В очень небольшое отверстие первым спустился инженер, потом я, затем начальник смены, Бабель и последним Зозуля. Спускаться надо было в темноте, при свете наших довольно тусклых лампочек; воздух был насыщен угольной пылью, она сразу же забила нос, рот, глаза.

Бревна, распирающие породу там, где пласт угля был уже выработан, располагались с расстоянием от 1,5 до 1,7 метра одно от другого, поэтому спуск был чрезвычайно сложным для меня, приходилось все время пребывать в каком-то распятом состоянии, стараясь вытянуться как можно больше. При этом было совершенно нечем дышать и почти ничего не видно. Руки и ноги вскоре онемели, сердце заколотилось, и я, например, была в таком отчаянии, что готова была опустить руки и упасть вниз. Но идущий впереди все-таки помогал мне и в отдельных случаях просто брал мою ногу и с силой ставил ее на бревно. Поневоле руки мои отрывались от верхних бревен. Так, дойдя до полного отчаяния, я вдруг коснулась спиной породы и почувствовала облегчение. Опираясь спиной, спускаться было уже много легче, но никто раньше об этом мне не сказал. Волнуясь за Бабеля (рост его ненамного превышал мой, к тому же он страдал астмой), я просила идущего за мной начальника смены помочь ему и сказать, чтобы он опирался спиной.

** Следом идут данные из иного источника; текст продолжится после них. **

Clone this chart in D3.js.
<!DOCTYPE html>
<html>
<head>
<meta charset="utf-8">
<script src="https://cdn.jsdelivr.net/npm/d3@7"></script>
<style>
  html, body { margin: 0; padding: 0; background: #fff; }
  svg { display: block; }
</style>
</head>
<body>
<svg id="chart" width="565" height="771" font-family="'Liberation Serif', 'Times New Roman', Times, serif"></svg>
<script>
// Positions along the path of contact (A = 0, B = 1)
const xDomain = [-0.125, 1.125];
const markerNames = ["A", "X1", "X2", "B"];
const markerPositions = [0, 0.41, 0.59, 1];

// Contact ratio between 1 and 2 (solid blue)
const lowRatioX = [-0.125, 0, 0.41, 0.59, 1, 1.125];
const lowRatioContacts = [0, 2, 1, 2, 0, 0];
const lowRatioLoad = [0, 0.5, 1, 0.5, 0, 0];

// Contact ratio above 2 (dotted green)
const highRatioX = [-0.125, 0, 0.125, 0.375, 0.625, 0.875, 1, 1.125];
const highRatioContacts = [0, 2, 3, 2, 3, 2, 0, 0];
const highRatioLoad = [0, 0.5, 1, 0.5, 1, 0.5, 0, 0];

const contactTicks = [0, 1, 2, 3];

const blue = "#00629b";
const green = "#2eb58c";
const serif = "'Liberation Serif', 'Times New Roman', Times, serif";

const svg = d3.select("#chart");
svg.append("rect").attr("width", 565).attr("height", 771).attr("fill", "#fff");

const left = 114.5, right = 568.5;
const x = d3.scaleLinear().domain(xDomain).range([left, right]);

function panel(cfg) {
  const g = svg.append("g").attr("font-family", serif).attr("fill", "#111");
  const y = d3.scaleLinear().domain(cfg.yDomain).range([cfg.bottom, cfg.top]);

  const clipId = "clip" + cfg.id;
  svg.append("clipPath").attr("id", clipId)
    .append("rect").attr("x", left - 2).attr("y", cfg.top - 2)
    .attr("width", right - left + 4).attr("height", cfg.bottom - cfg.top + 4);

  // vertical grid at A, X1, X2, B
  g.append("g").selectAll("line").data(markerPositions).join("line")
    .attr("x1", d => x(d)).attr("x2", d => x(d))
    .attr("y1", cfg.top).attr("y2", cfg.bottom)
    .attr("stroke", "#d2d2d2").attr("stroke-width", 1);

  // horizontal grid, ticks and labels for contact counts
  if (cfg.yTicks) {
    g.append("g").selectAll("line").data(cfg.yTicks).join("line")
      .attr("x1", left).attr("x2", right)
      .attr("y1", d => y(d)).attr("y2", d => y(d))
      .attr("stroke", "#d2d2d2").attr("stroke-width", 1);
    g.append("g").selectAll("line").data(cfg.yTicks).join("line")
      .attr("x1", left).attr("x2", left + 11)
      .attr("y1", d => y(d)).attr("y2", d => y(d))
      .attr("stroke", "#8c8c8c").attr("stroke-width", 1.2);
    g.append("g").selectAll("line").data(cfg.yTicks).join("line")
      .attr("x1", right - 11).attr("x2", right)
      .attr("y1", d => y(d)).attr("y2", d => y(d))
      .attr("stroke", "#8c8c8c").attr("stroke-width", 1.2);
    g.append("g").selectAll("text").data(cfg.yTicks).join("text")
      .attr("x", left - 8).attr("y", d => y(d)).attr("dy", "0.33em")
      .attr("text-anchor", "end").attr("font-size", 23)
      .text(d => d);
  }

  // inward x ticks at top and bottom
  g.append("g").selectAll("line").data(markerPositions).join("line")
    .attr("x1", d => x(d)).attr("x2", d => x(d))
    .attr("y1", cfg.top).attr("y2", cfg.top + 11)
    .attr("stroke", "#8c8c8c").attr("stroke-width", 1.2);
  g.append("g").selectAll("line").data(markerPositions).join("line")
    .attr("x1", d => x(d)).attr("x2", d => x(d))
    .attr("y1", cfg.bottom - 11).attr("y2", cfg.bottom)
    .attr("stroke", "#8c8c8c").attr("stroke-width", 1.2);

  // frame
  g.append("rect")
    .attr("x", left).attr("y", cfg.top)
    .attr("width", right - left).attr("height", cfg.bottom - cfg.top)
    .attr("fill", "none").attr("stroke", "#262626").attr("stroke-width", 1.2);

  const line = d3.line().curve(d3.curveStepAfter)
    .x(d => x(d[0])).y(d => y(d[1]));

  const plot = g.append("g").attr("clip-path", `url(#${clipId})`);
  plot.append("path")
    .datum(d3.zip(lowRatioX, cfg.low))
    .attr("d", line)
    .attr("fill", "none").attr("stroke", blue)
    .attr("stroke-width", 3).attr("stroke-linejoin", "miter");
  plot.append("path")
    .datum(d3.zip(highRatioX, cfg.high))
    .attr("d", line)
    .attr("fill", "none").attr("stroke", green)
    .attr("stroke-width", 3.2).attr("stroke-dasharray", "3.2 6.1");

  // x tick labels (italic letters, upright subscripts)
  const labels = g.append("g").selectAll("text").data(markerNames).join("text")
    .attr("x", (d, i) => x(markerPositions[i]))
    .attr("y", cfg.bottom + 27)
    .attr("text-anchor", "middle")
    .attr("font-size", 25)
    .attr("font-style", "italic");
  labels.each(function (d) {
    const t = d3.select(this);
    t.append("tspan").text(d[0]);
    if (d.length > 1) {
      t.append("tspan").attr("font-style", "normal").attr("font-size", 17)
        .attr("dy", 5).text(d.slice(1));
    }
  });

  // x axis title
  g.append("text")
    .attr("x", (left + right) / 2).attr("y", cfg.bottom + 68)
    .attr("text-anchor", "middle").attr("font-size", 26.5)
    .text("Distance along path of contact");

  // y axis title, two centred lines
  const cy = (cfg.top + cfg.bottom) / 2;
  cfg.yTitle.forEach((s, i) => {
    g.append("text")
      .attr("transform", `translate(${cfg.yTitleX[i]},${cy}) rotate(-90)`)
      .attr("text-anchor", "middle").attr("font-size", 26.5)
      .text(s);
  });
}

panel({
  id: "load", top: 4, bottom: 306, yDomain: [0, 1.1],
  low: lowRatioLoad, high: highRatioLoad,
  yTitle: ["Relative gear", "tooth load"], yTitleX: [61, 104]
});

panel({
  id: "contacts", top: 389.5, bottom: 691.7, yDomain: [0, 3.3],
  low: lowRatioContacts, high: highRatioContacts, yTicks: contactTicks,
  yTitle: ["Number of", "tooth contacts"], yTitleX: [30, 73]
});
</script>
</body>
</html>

Справа от нас рубили уголь; он сыпался вниз; везде, где были рабочие, ругань стояла невообразимая. Это было традицией, без этого не умели добывать уголь. В одном месте мы передвинулись ближе к забою. Уголь искрился и сверкал при свете лампочек. Это был настоящий антрацит.

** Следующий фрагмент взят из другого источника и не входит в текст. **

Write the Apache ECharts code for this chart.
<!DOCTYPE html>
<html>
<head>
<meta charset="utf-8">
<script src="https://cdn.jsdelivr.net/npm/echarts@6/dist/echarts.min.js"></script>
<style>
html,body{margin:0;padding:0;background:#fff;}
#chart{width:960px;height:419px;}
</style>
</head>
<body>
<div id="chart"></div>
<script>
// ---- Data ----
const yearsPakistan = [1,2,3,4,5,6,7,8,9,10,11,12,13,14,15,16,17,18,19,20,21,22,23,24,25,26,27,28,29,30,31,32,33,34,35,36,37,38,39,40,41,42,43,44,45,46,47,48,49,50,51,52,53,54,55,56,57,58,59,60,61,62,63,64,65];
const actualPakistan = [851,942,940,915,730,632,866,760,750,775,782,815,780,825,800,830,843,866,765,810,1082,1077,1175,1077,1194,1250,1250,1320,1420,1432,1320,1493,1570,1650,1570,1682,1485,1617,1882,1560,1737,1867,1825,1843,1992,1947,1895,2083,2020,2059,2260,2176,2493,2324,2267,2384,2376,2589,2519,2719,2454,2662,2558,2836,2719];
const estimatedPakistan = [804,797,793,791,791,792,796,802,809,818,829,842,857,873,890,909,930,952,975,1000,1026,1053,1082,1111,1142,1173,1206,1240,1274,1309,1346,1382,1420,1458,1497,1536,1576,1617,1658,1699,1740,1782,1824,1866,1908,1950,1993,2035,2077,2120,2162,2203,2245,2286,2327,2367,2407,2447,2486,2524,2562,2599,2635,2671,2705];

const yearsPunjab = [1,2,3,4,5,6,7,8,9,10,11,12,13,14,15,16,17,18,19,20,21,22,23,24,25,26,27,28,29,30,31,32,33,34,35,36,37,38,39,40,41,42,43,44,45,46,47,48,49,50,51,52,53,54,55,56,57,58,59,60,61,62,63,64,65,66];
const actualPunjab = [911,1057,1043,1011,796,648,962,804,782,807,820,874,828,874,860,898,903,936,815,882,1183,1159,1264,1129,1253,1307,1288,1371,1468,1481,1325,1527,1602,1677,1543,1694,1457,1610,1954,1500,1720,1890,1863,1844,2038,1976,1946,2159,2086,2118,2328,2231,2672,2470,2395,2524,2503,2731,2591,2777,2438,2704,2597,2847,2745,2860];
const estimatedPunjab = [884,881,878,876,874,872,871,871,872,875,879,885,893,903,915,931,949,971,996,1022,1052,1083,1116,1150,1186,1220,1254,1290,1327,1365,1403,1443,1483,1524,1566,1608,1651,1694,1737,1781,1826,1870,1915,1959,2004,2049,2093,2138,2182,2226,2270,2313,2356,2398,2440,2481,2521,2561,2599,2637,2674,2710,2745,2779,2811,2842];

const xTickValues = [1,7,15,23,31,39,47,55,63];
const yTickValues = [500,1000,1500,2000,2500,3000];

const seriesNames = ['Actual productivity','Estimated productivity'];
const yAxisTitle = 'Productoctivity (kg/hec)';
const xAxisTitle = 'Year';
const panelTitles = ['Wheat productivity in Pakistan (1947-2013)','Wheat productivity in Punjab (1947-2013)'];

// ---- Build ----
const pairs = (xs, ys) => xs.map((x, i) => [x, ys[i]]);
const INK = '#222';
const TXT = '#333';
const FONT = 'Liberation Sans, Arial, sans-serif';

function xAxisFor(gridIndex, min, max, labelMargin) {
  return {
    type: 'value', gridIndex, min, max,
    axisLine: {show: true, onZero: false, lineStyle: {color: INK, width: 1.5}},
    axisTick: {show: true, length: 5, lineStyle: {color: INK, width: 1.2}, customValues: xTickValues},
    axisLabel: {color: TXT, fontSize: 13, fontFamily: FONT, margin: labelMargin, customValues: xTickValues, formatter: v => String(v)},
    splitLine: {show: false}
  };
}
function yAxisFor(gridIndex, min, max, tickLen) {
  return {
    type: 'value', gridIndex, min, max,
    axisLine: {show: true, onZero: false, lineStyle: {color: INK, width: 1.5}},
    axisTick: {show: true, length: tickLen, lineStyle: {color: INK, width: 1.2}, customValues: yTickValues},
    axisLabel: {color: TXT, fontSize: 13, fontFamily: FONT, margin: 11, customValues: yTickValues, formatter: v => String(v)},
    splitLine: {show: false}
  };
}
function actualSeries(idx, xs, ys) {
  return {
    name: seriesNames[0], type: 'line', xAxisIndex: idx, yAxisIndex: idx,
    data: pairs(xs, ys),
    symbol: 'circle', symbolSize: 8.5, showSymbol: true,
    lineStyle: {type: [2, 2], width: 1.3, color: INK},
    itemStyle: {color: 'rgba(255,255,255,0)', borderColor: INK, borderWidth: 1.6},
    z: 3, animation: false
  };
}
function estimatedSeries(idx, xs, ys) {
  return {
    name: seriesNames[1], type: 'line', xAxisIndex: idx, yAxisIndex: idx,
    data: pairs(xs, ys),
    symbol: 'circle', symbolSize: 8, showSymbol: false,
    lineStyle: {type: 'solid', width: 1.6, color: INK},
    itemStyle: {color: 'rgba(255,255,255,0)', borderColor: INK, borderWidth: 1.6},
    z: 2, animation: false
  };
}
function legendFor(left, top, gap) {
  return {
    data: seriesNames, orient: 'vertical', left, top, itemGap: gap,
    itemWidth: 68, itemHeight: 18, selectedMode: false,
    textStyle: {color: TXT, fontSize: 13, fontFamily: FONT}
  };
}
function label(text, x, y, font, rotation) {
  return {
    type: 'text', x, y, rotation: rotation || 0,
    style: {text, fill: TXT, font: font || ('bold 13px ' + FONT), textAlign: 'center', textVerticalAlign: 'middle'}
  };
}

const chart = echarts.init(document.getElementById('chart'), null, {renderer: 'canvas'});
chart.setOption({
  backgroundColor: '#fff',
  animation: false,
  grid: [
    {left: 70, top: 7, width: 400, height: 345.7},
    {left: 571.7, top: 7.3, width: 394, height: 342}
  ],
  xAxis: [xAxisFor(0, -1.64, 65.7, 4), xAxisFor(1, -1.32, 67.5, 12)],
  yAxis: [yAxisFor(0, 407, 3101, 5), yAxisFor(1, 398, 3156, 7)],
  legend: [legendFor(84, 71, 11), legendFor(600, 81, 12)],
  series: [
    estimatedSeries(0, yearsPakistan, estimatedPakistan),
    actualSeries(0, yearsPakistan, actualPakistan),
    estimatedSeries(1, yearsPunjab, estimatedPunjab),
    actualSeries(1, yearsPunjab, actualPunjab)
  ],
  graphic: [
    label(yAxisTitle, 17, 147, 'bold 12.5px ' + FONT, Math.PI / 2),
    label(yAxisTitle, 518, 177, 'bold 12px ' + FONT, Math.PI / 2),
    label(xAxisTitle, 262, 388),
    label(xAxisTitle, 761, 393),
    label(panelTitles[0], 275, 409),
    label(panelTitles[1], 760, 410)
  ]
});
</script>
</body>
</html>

Бабель с забойщиками не разговаривал, — очевидно, говорить ему было трудно. Я взглянула на него. Лицо его было совершенно черное, как и у всех остальных, белели только белки глаз и зубы. Он тяжело дышал.

Мы начали спускаться дальше; показалось, что стало легче, может быть, стал более наклонным пласт. Последние несколько метров съехали просто на спине в кучу угля и чуть-чуть не угодили в вагонетку. Спустившись по приставной лесенке, мы оказались в довольно большой штольне, потолок и стены ее были побелены и воздух чист. Как ни предупреждал начальник смены откатчиков: "Тише: женщина!" — мат не прекращался. А какой-то веселый паренек, увидев, что появились гости, с восторгом закричал:

— Идите в насосную, вот где ругаются, красота!

Бабель сказал:

— Там, в насосной, более образованные люди, поэтому и ругань изысканней!

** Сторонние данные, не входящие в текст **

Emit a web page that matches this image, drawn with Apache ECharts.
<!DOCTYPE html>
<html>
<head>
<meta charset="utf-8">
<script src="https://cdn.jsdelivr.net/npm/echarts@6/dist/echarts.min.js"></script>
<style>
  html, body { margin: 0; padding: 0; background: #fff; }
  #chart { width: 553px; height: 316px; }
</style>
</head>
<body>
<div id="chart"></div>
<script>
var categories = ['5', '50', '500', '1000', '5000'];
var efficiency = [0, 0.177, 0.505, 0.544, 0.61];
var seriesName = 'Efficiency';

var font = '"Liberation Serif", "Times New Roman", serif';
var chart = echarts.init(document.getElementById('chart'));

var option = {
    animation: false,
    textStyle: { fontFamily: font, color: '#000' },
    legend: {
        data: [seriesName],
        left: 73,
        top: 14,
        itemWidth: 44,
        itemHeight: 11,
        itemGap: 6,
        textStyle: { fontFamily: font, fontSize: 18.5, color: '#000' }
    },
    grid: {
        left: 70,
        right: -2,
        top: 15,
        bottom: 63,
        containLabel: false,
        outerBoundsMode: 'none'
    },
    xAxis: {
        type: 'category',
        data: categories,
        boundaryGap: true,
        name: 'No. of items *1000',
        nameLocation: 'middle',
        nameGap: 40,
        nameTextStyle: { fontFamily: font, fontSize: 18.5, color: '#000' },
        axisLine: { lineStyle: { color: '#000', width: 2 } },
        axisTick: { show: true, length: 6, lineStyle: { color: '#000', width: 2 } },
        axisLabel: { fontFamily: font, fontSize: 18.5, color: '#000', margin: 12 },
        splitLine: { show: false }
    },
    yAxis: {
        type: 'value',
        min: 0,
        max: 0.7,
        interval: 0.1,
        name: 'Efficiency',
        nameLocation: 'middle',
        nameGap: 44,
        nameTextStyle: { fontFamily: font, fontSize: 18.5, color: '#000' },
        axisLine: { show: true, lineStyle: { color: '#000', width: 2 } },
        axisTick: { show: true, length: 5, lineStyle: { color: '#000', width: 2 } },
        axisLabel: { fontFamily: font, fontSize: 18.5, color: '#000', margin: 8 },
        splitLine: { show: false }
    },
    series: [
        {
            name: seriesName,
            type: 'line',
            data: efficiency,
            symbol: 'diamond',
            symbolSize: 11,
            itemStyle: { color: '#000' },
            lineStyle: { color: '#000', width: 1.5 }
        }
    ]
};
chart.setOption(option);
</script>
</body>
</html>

Смысл ругательств здесь полностью утрачивался, оставалась только внешняя форма, не лишенная изобретательности, даже поэтичности: в насосной виртуозно ругались стихами, кто под Пушкина, а кто под Есенина; можно было различить размер и стиль.

Поднялись на поверхность и пошли отмываться в душевую, где вода была какая-то особенная — конденсат отработанного пара, поэтому уголь смывался очень хорошо. У всех остались только ободки вокруг глаз, что могло отмыться лишь через несколько дней. Сели в машину и поехали осматривать коксохимический завод.

Большие цехи с какими-то агрегатами, покрытыми инеем, работали автоматически; рабочих нигде не было, только наблюдающий инженер. Температура в этих агрегатах, наполненных аммиаком, очень низкая. В результате их работы получалось удобрение для полей. Я ходила с трудом — так ныло у меня все тело, особенно трудно давались спуски и подъемы — хождение по этажам.

Лицо Бабеля было спокойно, и вид такой, как будто он и не проходил только что через угольный ад. Он всем интересовался и задавал инженеру вопросы.

Фурер отсутствовал два дня — ездил к жене в Харьков. Возвратившись, он с воодушевлением рассказывал о своих планах преобразования Горловки: здесь будет больница, там — городской парк, а там — театр. Он мечтал о сокращении рабочего дня шахтера до четырех часов в день.

Из Горловки 20 января 1934 года Бабель писал своей матери: "Очень правильно сделал, что побывал в Донбассе, край этот знать необходимо. Иногда приходишь в отчаяние — как осилить художественно неизмеримую, курьерскую, небывалую эту страну, которая называется СССР. Дух бодрости и успеха у нас теперь сильнее, чем за все 16 лет революции".

Планов своих в Горловке Фуреру осуществить не пришлось. Каганович потребовал его в Москву для работы в МК.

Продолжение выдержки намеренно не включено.